B&S - I fear we may be doomed to spend winter in UK or though it feels like we have already spent winter here. I suppose as we are the only bods likely to be here by the sounds of it, we shall have to play with ourselves.

Thanks for the advice Raine - I not really into bondage but will give it a go. If you have chains on while you go through snow, do you have to keep taking them off and putting them on every time you get on a road that has been cleared of snow. What happens if you don't put on chains and drive slowly? Do chains stop you from sliding about or do they just make sliding about less common.

How do you put snow chains on - is it a long job?

Grateful for a clue.


----------



## Pemburys (May 1, 2005)

The Sundance always struggled for grip in the snow and slush, lets face it it was never good on damp grass (wonder if anyone sells damp grass chains). The first time I put snow chains on was in the middle of a snow drift, it was like doing a chinese puzzle with no hands (they were frozen numb).

I learnt that chains work well in snow but break very quickly if put under load out of it. Steady driving at low speeds is OK, welly down climbing a very steep hill isnt. I think that if the road is clear then take them off.

By the end of the trip I was able to master the task quite easily, gloves are a must as it is a dirty job.

PS I bought mine from France as they are so much cheaper there. Although its like evrything else, buy cheap buy twice. 

Cheers Ta

Paul


----------



## Anonymous (Nov 10, 2000)

Thanks Paul...not sure I am ready for snow - still trying to master a frosty morning. I shall wait unitl I'm a bit older.


----------



## Anonymous (Nov 10, 2000)

*h*

8O no way, got to go to blackpool yet for a culture shock
pete


----------



## Detourer (May 9, 2005)

newer type of chains are easy to fit, but do it at least once in the dry. expensive in the UK but quite cheap in most of Europe. Will not last long on roads with no snow, don't last long in slush ('cause they make heavy contact with surface). I think (could be wrong) that they are a legal req in some areas i.e. alps, tunnels. work great in mud.......but really mess the surface. Go VERY slow, you would anyway in those conditions, but wheels will spin faster than you are going and a flying chain can cause BIG damage.


----------



## peedee (May 10, 2005)

That is the good thing about the British countryside, such variety and the change of seasons adds to this. Motorhomes cost too much to be sat idle for half the year plus it does them no good at all. We are not so adventurous as to tackle the ice and snow of the continent but there is no way it will be sat idle over any part of the year. 

Still we must not encourage everyone out over the colder months it will spoil it  

peedee


----------



## Raine (May 10, 2005)

Hi, Pusser, Bulgaria came up a different colour in your post, have you been there (or just west wittering again) if so, been to Bulgaria that is, where is your report?

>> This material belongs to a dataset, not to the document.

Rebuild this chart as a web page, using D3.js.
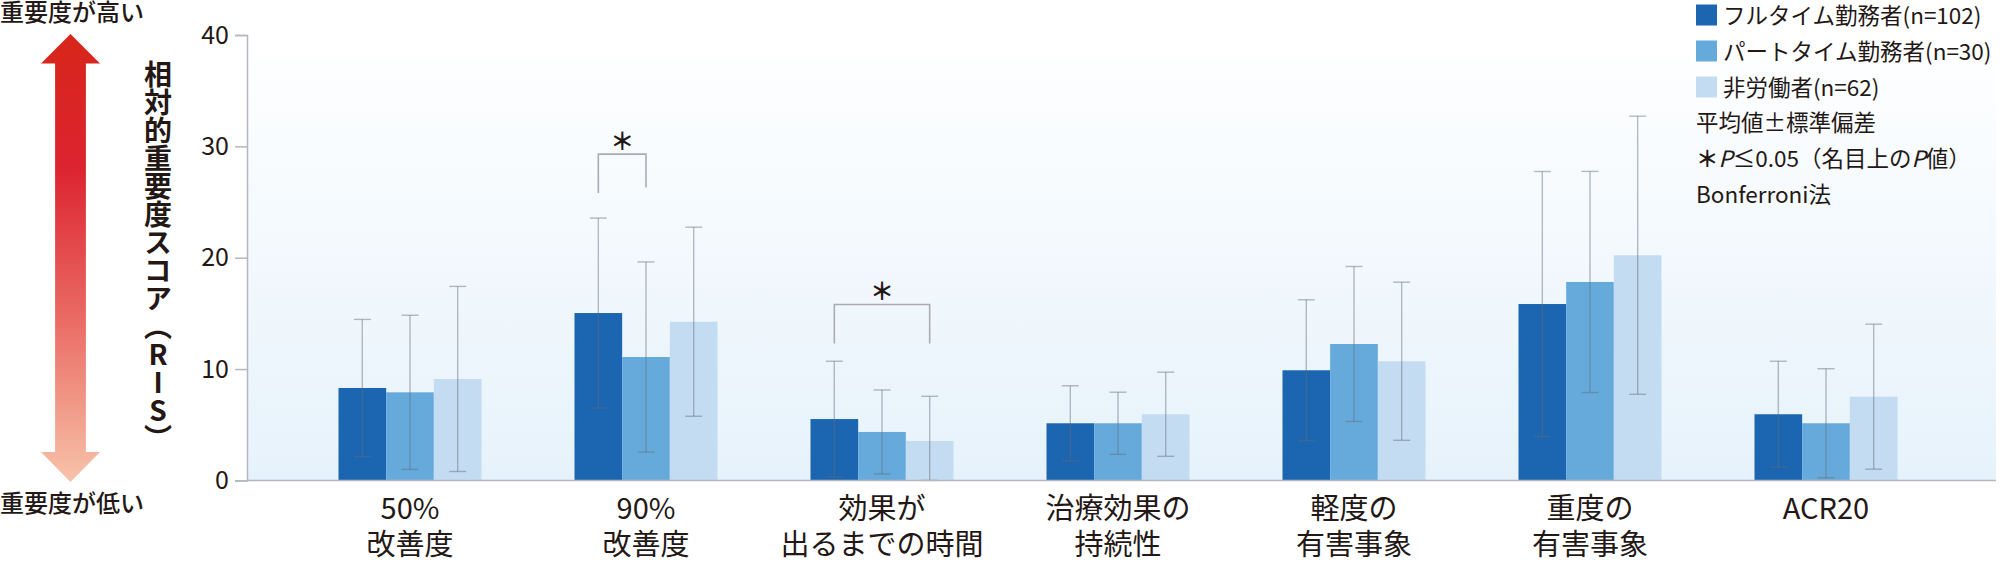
<!DOCTYPE html>
<html>
<head>
<meta charset="utf-8">
<script src="https://cdn.jsdelivr.net/npm/d3@7"></script>
<style>
  body { margin: 0; background: #fff; }
  svg { display: block; }
  text { font-family: "Noto Sans CJK JP", "Noto Sans", sans-serif; fill: #231815; }
</style>
</head>
<body>
<script>
// categories (two-line labels)
var categories = ["50%改善度", "90%改善度", "効果が出るまでの時間", "治療効果の持続性",
                  "軽度の有害事象", "重度の有害事象", "ACR20"];
var labelLines = [["50%", "改善度"], ["90%", "改善度"], ["効果が", "出るまでの時間"],
                  ["治療効果の", "持続性"], ["軽度の", "有害事象"], ["重度の", "有害事象"], ["ACR20"]];

var seriesNames = ["フルタイム勤務者(n=102)", "パートタイム勤務者(n=30)", "非労働者(n=62)"];
var seriesColors = ["#1c66b1", "#66aadc", "#c3dcf1"];

// mean RIS per group
var fullTime = [8.30, 15.03, 5.51, 5.13, 9.89, 15.84, 5.94];
var partTime = [7.91, 11.08, 4.35, 5.13, 12.25, 17.82, 5.13];
var nonWork  = [9.11, 14.25, 3.54, 5.94, 10.70, 20.22, 7.52];
// standard deviation
var fullTimeSD = [6.16, 8.53, 5.19, 3.37, 6.33, 11.90, 4.76];
var partTimeSD = [6.92, 8.54, 3.77, 2.79, 6.96, 9.93, 4.90];
var nonWorkSD  = [8.31, 8.49, 4.01, 3.78, 7.10, 12.49, 6.51];

var yTicks = [0, 10, 20, 30, 40];

// significance brackets: category, series from/to, bracket top, leg ends
var sigCat   = ["90%改善度", "効果が出るまでの時間"];
var sigFrom  = [0, 0];
var sigTo    = [1, 2];
var sigTop   = [29.3, 15.8];
var sigLegL  = [25.8, 12.3];
var sigLegR  = [26.3, 12.3];

var legendNotes = ["平均値±標準偏差", "", "Bonferroni法"];

var means = [fullTime, partTime, nonWork];
var sds = [fullTimeSD, partTimeSD, nonWorkSD];

function chart() {
  var w = 2000, h = 563;
  var axisX = 247, plotRight = 1996;

  var svg = d3.select("body").append("svg")
              .attr("width", w)
              .attr("height", h);

  var defs = svg.append("defs");
  var bg = defs.append("linearGradient").attr("id", "bg")
               .attr("x1", 0).attr("y1", 0).attr("x2", 0).attr("y2", 1);
  bg.append("stop").attr("offset", "0%").attr("stop-color", "#ffffff");
  bg.append("stop").attr("offset", "100%").attr("stop-color", "#e6f2fb");

  var arrowGrad = defs.append("linearGradient").attr("id", "arrowGrad")
               .attr("x1", 0).attr("y1", 0).attr("x2", 0).attr("y2", 1);
  arrowGrad.append("stop").attr("offset", "0%").attr("stop-color", "#d8261a");
  arrowGrad.append("stop").attr("offset", "30%").attr("stop-color", "#dc2430");
  arrowGrad.append("stop").attr("offset", "65%").attr("stop-color", "#ea6e66");
  arrowGrad.append("stop").attr("offset", "100%").attr("stop-color", "#f7c3a9");

  var y = d3.scaleLinear().domain([0, 40]).range([480.4, 35]);

  var x0 = d3.scaleBand().domain(categories)
             .range([292, 1944])
             .paddingInner(0.394)
             .paddingOuter(0.197);

  var x1 = d3.scaleBand().domain(d3.range(seriesNames.length))
             .range([0, x0.bandwidth()]);

  // plot background
  svg.append("rect")
     .attr("x", axisX).attr("y", y(40))
     .attr("width", plotRight - axisX).attr("height", y(0) - y(40))
     .attr("fill", "url(#bg)");

  // bars
  var groups = svg.selectAll("g.grp")
    .data(categories)
    .enter().append("g")
    .attr("class", "grp")
    .attr("transform", function (d) { return "translate(" + x0(d) + ",0)"; });

  groups.selectAll("rect")
    .data(function (d, i) {
      return means.map(function (m, s) { return { s: s, v: m[i], sd: sds[s][i] }; });
    })
    .enter().append("rect")
    .attr("x", function (d) { return x1(d.s); })
    .attr("y", function (d) { return y(d.v); })
    .attr("width", x1.bandwidth())
    .attr("height", function (d) { return y(0) - y(d.v); })
    .attr("fill", function (d) { return seriesColors[d.s]; });

  // error bars
  var cap = 8.5;
  var err = groups.selectAll("g.err")
    .data(function (d, i) {
      return means.map(function (m, s) { return { s: s, v: m[i], sd: sds[s][i] }; });
    })
    .enter().append("g")
    .attr("class", "err")
    .attr("stroke", "#5f6b78")
    .attr("stroke-opacity", 0.45)
    .attr("stroke-width", 1.4);

  err.append("line")
    .attr("x1", function (d) { return x1(d.s) + x1.bandwidth() / 2; })
    .attr("x2", function (d) { return x1(d.s) + x1.bandwidth() / 2; })
    .attr("y1", function (d) { return y(d.v + d.sd); })
    .attr("y2", function (d) { return y(Math.max(0, d.v - d.sd)); });
  err.append("line")
    .attr("x1", function (d) { return x1(d.s) + x1.bandwidth() / 2 - cap; })
    .attr("x2", function (d) { return x1(d.s) + x1.bandwidth() / 2 + cap; })
    .attr("y1", function (d) { return y(d.v + d.sd); })
    .attr("y2", function (d) { return y(d.v + d.sd); });
  err.append("line")
    .attr("x1", function (d) { return x1(d.s) + x1.bandwidth() / 2 - cap; })
    .attr("x2", function (d) { return x1(d.s) + x1.bandwidth() / 2 + cap; })
    .attr("y1", function (d) { return y(Math.max(0, d.v - d.sd)); })
    .attr("y2", function (d) { return y(Math.max(0, d.v - d.sd)); });

  // significance brackets
  sigCat.forEach(function (c, i) {
    var xa = x0(c) + x1(sigFrom[i]) + x1.bandwidth() / 2;
    var xb = x0(c) + x1(sigTo[i]) + x1.bandwidth() / 2;
    svg.append("path")
       .attr("d", "M" + xa + "," + y(sigLegL[i]) + "V" + y(sigTop[i]) +
                  "H" + xb + "V" + y(sigLegR[i]))
       .attr("fill", "none")
       .attr("stroke", "#a9adb3")
       .attr("stroke-width", 1.6);
    svg.append("text")
       .attr("x", (xa + xb) / 2)
       .attr("y", y(sigTop[i]) - 15)
       .attr("text-anchor", "middle")
       .attr("dominant-baseline", "central")
       .attr("font-size", "24px")
       .attr("font-weight", "bold")
       .text("＊");
  });

  // axes lines
  svg.append("line")
     .attr("x1", axisX).attr("x2", plotRight)
     .attr("y1", y(0)).attr("y2", y(0))
     .attr("stroke", "#b4b8be").attr("stroke-width", 1.5);

  var yAxis = svg.append("g")
     .attr("transform", "translate(" + axisX + ",0)")
     .call(d3.axisLeft(y).tickValues(yTicks).tickSize(12).tickPadding(6));
  yAxis.select(".domain").attr("stroke", "#b4b8be").attr("stroke-width", 1.5);
  yAxis.selectAll(".tick line").attr("stroke", "#b4b8be").attr("stroke-width", 1.5);
  yAxis.selectAll(".tick text")
       .attr("font-family", "'Noto Sans CJK JP', sans-serif")
       .attr("font-size", "25px")
       .attr("fill", "#231815");

  // x labels, one text per line
  categories.forEach(function (c, i) {
    svg.selectAll(null)
      .data(labelLines[i])
      .enter().append("text")
      .attr("text-anchor", "middle")
      .attr("font-size", "29px")
      .attr("x", x0(c) + x0.bandwidth() / 2)
      .attr("y", function (d, j) { return 519 + j * 36; })
      .text(function (d) { return d; });
  });

  // y title (vertical)
  svg.append("text")
     .attr("x", 158)
     .attr("y", 256)
     .attr("text-anchor", "middle")
     .attr("font-size", "28px")
     .attr("font-weight", "bold")
     .style("writing-mode", "vertical-rl")
     .style("text-orientation", "upright")
     .text("相対的重要度スコア（RIS）");

  // importance arrow
  var ax = 70.5, hw = 29.5, sw = 15.4;
  svg.append("path")
     .attr("d", "M" + ax + ",34" +
                "L" + (ax + hw) + ",63.5" + "H" + (ax + sw) + "V452" +
                "H" + (ax + hw) + "L" + ax + ",482" + "L" + (ax - hw) + ",452" +
                "H" + (ax - sw) + "V63.5" + "H" + (ax - hw) + "Z")
     .attr("fill", "url(#arrowGrad)");

  svg.append("text").attr("x", 0).attr("y", 21)
     .attr("font-size", "24px").attr("font-weight", 500)
     .text("重要度が高い");
  svg.append("text").attr("x", 0).attr("y", 512)
     .attr("font-size", "24px").attr("font-weight", 500)
     .text("重要度が低い");

  // legend
  var lx = 1696, rowH = 36;
  var leg = svg.selectAll("g.leg")
    .data(seriesNames)
    .enter().append("g")
    .attr("class", "leg")
    .attr("transform", function (d, i) { return "translate(" + lx + "," + (4.5 + i * rowH) + ")"; });
  leg.append("rect")
     .attr("width", 21).attr("height", 21)
     .attr("fill", function (d, i) { return seriesColors[i]; });
  leg.append("text")
     .attr("x", 27).attr("y", 19)
     .attr("font-size", "22.5px")
     .text(function (d) { return d; });

  svg.append("text").attr("x", lx).attr("y", 131)
     .attr("font-size", "22.5px").text(legendNotes[0]);
  var pn = svg.append("text").attr("x", lx).attr("y", 167).attr("font-size", "22.5px");
  pn.append("tspan").attr("font-weight", "bold").text("＊");
  pn.append("tspan").attr("font-style", "italic").text("P");
  pn.append("tspan").text("≤0.05（名目上の");
  pn.append("tspan").attr("font-style", "italic").text("P");
  pn.append("tspan").text("値）");
  svg.append("text").attr("x", lx).attr("y", 203)
     .attr("font-size", "22.5px").text(legendNotes[2]);
}

chart();
</script>
</body>
</html>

Hm?!!!! Or anybody else? thanks guys'n'gals!


----------



## 88788 (May 9, 2005)

I am very new to motorhoming (just picked up an Autotrail cheyenne 696G a week ago). We live up on the north coast of scotland so the opportunities to use the van for odd days are great. Intend to take it out tomorrow for a few days but i have concerns when reading the manuals that came with the van.
They all mention draining systems etc whenever there is frost, especially for protecting the water heater and pump.
What does everyone else do when they want to keep their van 'ready for action' during the winter months? Also, what about if you are out wild camping and its is a frosty night - are you meant to drain down the system?!
Hope this isn't off the topic but any advice greatly received

Jamie


----------



## 89601 (May 31, 2005)

Personally I keep the MH ready all the time with water in the tank and toilet tank empty (apart from some chemicals). I have an electric oil filled heater on inside the MH that keeps it over freezing point. When we want to go for a ride we only have to load some foodstuff and take the heater out and off we go!


----------